** BEGIN Data supplied **
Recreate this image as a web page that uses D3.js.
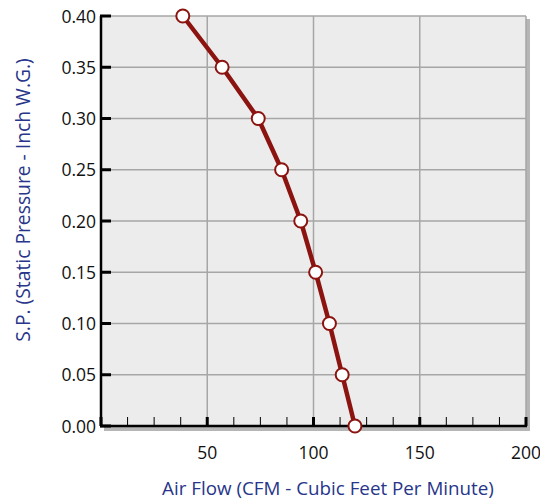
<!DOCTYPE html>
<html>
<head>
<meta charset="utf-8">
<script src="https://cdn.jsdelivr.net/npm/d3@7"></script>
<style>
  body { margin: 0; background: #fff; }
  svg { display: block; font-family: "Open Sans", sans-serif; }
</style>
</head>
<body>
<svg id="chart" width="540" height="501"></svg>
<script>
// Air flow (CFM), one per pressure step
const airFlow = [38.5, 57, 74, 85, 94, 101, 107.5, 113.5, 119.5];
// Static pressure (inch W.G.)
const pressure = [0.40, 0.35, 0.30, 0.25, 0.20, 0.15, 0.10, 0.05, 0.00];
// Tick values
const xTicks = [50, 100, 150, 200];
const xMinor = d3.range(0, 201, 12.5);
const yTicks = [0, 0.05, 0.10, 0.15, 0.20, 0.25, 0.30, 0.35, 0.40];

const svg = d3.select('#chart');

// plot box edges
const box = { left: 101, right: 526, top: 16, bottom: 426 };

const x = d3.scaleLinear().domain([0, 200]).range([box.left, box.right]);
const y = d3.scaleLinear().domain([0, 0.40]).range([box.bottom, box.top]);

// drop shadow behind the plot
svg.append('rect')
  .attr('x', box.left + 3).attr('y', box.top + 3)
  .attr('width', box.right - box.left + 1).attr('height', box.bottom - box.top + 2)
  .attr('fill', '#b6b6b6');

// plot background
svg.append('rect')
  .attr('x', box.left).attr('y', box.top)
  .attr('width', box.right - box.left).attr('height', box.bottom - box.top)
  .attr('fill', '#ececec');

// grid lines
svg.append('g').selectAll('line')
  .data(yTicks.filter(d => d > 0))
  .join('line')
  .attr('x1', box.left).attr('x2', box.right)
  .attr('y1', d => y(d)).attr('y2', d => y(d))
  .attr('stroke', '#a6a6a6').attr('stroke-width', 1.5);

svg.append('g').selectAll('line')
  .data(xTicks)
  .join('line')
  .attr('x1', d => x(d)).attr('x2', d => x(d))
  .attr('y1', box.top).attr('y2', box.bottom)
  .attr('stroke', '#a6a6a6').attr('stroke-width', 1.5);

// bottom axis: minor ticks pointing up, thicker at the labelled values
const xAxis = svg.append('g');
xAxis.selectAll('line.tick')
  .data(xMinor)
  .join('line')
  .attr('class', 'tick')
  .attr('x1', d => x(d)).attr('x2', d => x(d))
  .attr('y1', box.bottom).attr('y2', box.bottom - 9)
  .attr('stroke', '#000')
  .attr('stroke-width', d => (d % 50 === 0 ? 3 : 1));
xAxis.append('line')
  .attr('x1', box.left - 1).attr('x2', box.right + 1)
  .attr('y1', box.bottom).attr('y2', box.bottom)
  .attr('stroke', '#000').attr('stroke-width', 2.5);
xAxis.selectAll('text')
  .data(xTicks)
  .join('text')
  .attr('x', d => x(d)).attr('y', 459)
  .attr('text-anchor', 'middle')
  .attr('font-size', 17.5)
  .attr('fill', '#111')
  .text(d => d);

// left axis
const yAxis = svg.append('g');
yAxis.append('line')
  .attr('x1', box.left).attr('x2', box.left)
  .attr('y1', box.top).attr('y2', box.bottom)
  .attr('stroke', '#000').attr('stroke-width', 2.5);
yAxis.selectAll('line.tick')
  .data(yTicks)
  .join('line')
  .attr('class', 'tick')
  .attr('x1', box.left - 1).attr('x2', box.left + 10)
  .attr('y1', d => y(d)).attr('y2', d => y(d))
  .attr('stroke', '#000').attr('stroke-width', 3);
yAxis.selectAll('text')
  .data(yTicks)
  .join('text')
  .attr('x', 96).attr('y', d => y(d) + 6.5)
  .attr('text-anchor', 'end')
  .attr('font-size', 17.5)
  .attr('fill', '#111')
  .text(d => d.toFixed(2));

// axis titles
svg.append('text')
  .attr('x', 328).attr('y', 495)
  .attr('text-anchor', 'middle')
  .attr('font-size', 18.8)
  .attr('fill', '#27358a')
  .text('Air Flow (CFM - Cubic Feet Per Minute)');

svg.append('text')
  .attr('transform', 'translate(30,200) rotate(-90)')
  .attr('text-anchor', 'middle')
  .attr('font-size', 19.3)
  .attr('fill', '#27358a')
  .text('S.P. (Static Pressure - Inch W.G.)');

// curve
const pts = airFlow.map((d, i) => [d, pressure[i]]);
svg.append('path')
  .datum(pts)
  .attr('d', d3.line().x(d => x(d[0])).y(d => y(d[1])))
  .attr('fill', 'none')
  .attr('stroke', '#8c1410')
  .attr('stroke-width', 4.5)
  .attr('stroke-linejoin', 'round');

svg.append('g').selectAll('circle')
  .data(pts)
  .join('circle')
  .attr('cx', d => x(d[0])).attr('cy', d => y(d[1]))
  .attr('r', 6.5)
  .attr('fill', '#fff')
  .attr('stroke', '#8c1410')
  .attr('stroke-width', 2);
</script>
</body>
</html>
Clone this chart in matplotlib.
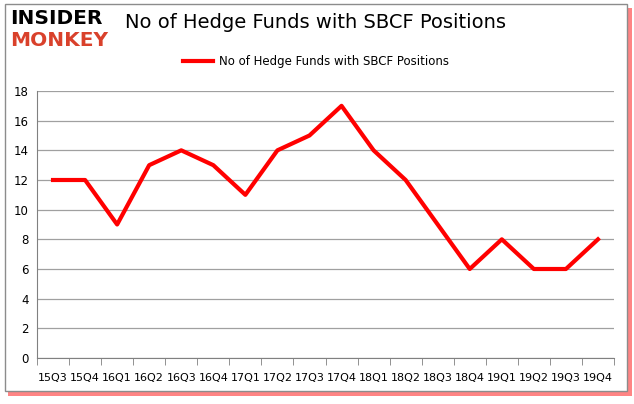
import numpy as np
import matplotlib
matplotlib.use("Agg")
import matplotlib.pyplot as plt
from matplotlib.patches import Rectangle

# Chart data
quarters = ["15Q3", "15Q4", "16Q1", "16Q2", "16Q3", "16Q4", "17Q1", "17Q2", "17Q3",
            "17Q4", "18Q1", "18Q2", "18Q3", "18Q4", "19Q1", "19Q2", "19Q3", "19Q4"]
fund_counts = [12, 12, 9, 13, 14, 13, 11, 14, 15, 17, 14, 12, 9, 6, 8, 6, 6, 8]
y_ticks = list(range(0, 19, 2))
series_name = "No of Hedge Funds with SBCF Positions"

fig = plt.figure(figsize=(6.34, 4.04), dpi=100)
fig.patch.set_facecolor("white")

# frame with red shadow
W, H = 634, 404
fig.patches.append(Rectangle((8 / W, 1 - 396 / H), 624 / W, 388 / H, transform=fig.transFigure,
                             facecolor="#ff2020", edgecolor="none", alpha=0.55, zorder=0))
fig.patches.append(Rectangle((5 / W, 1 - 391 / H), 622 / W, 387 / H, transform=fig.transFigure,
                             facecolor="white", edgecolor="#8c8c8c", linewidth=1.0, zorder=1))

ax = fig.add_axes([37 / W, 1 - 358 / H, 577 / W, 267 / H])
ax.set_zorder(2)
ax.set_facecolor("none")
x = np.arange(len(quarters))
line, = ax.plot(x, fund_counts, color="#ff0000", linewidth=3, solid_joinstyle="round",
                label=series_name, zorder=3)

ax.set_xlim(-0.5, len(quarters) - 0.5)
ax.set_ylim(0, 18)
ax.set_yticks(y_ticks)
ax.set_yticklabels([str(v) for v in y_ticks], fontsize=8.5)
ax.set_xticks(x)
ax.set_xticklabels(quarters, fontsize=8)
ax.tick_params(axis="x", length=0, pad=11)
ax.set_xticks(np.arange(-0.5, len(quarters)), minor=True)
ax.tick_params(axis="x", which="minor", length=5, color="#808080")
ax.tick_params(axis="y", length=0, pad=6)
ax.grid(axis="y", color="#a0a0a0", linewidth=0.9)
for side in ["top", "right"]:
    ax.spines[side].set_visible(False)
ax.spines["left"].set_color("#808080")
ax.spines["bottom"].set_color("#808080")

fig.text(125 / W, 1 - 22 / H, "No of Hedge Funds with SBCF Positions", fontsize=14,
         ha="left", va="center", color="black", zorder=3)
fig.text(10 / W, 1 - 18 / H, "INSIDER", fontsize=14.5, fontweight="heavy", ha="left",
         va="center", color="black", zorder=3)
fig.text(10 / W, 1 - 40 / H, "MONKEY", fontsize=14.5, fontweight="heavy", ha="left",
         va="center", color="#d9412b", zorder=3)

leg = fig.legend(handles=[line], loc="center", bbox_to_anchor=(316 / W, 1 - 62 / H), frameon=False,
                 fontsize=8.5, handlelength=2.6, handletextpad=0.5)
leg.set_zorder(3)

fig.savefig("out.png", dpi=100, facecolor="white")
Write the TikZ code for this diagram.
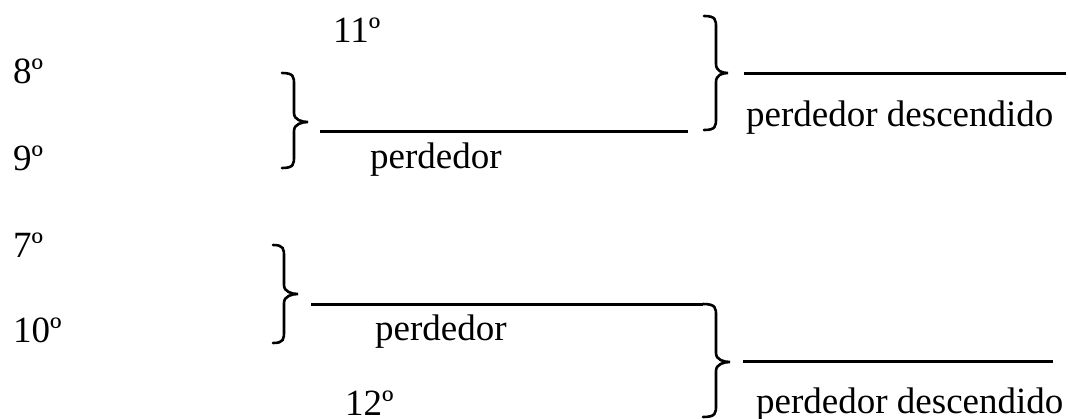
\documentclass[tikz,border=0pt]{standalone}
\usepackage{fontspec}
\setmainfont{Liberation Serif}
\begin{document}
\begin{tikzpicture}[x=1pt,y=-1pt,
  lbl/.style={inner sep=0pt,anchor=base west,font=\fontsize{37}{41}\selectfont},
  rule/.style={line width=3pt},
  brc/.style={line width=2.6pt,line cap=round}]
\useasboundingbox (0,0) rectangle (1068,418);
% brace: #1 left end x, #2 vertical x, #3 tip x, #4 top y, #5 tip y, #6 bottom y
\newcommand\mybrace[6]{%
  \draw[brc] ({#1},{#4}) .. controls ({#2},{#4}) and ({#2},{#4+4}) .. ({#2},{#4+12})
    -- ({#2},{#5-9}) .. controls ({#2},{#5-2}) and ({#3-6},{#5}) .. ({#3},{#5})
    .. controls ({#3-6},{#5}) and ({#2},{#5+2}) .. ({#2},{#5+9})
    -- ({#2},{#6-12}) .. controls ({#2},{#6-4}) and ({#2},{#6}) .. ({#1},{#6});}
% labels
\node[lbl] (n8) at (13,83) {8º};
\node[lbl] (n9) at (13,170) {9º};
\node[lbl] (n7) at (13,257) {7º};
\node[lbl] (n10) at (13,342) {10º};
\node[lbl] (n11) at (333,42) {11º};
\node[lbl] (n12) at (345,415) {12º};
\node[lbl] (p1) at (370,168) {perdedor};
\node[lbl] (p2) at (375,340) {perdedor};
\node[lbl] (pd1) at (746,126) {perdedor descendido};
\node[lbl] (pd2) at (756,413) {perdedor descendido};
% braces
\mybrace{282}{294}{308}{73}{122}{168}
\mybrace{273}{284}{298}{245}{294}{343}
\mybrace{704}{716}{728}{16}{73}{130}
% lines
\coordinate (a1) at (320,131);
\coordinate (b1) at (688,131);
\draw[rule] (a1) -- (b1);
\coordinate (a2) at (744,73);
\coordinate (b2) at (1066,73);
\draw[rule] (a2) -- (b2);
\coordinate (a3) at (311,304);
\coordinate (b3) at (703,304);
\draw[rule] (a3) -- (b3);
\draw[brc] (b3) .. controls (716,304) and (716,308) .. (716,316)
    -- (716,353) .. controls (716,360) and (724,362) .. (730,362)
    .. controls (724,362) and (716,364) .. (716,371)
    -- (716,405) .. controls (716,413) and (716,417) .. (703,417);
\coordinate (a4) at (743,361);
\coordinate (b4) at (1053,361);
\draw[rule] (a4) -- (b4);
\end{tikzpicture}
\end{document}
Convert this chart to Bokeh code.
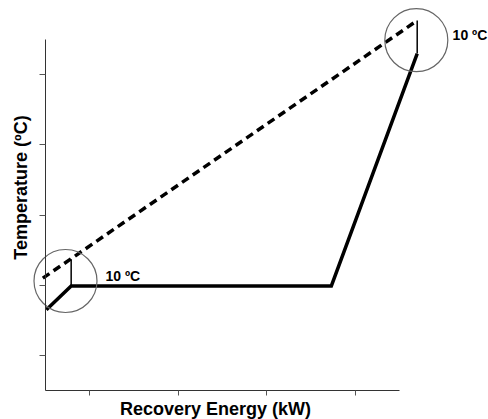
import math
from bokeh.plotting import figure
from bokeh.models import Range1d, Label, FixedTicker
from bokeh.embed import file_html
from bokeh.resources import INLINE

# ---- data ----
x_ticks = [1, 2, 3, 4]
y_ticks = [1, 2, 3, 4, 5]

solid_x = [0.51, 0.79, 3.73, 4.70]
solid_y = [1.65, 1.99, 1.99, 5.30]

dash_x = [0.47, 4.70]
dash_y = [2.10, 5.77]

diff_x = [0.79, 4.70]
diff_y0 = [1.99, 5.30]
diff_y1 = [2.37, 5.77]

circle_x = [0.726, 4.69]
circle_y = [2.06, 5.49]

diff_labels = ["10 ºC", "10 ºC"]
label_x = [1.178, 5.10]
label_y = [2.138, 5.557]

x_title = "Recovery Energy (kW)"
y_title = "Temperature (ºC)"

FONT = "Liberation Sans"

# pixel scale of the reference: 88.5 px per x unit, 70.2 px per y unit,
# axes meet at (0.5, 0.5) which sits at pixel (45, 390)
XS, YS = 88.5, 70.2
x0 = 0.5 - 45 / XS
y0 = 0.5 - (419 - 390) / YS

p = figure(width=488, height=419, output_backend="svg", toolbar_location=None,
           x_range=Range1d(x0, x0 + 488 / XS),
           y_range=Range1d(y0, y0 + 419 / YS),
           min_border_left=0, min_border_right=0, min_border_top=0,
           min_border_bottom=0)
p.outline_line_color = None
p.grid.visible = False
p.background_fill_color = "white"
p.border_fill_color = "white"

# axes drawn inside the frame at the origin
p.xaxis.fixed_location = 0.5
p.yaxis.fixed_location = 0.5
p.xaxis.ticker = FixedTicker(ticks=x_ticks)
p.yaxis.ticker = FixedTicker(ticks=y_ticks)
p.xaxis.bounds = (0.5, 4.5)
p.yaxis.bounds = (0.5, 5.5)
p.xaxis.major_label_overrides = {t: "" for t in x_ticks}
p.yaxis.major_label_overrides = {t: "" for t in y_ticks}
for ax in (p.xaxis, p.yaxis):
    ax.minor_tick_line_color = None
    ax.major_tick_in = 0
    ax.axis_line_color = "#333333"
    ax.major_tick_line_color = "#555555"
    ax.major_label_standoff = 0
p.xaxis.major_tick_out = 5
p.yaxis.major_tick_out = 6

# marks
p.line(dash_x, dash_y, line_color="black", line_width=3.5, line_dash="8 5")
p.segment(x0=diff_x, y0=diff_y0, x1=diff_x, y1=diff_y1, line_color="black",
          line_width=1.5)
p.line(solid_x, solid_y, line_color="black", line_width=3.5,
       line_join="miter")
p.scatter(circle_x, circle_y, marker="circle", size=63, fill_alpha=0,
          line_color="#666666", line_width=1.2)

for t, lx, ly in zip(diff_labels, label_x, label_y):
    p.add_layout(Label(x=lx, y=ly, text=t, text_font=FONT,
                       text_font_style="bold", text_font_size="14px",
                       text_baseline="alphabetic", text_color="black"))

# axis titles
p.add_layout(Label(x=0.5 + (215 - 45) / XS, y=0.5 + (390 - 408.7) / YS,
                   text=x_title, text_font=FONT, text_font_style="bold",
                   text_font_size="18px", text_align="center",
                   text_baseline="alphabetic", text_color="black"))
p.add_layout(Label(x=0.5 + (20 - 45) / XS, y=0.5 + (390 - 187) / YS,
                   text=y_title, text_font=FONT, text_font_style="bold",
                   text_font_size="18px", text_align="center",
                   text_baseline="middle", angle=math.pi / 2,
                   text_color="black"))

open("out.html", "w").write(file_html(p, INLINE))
** END Data supplied **
# Exercise details:
Omitting all pictures, restate exactly the lines of the material from its start through the line that contains "16, bottom: 426".

# Result of the task:
Recreate this image as a web page that uses D3.js.
<!DOCTYPE html>
<html>
<head>
<meta charset="utf-8">
<script src="https://cdn.jsdelivr.net/npm/d3@7"></script>
<style>
  body { margin: 0; background: #fff; }
  svg { display: block; font-family: "Open Sans", sans-serif; }
</style>
</head>
<body>
<svg id="chart" width="540" height="501"></svg>
<script>
// Air flow (CFM), one per pressure step
const airFlow = [38.5, 57, 74, 85, 94, 101, 107.5, 113.5, 119.5];
// Static pressure (inch W.G.)
const pressure = [0.40, 0.35, 0.30, 0.25, 0.20, 0.15, 0.10, 0.05, 0.00];
// Tick values
const xTicks = [50, 100, 150, 200];
const xMinor = d3.range(0, 201, 12.5);
const yTicks = [0, 0.05, 0.10, 0.15, 0.20, 0.25, 0.30, 0.35, 0.40];

const svg = d3.select('#chart');

// plot box edges
const box = { left: 101, right: 526, top: 16, bottom: 426 };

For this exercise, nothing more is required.